-- Supplied data start --

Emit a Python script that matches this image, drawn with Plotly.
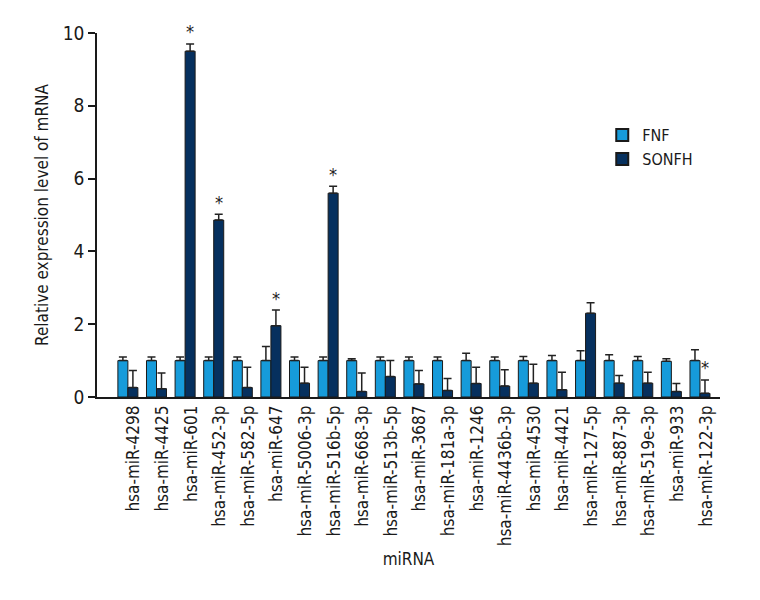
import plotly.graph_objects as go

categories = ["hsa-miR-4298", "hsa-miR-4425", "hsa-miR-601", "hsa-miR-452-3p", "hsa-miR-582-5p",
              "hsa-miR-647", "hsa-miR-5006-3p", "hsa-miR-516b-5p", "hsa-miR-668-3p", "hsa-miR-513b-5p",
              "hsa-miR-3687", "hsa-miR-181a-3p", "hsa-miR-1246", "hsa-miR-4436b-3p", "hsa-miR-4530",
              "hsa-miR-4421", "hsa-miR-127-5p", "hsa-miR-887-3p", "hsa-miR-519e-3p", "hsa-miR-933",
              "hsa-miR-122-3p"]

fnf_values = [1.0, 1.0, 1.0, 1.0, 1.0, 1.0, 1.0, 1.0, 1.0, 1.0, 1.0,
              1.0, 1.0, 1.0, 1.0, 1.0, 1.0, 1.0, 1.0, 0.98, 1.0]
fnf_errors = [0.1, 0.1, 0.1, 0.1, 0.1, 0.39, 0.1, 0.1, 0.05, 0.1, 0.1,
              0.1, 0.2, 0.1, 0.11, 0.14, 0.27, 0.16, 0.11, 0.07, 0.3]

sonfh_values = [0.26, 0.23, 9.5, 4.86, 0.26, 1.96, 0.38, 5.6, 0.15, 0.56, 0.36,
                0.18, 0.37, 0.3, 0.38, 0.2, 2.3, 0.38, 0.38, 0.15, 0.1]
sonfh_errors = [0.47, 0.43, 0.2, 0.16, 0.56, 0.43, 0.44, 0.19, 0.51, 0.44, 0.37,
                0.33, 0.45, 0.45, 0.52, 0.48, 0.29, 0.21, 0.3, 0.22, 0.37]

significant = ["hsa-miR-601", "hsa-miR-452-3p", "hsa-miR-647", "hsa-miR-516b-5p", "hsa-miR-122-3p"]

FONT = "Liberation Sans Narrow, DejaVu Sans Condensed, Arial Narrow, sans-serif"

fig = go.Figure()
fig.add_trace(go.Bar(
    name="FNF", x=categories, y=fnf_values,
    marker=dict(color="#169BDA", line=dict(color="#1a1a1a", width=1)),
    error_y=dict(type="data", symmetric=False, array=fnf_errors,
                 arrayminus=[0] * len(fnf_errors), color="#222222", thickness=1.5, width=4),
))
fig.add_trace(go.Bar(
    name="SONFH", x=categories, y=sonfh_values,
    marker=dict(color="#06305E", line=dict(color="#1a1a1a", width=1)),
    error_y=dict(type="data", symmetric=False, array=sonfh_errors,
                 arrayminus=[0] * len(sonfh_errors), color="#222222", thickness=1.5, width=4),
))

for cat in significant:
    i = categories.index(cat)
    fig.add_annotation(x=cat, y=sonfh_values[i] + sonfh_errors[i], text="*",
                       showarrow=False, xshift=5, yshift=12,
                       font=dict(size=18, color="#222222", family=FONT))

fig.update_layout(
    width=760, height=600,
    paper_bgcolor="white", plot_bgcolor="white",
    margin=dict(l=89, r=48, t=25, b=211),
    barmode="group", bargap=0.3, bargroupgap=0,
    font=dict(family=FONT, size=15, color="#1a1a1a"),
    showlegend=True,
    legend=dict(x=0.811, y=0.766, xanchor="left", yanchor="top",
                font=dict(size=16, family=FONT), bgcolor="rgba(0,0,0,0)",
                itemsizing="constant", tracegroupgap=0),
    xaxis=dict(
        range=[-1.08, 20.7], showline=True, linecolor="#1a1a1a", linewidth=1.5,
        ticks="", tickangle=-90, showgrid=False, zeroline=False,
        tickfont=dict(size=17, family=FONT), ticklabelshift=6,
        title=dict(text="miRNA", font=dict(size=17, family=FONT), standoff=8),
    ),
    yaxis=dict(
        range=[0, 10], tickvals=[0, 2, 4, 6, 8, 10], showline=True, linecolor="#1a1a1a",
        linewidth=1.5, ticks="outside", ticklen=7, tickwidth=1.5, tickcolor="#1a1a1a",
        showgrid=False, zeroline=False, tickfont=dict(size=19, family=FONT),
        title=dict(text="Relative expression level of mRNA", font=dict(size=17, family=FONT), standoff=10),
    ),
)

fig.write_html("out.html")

-- Supplied data end --

Problem description: Quote, please, every line of the material above from its start through the line that has "import plotly.graph_objects as go", reproducing the words exactly and dropping any images.

Answer in full:
Emit a Python script that matches this image, drawn with Plotly.
import plotly.graph_objects as go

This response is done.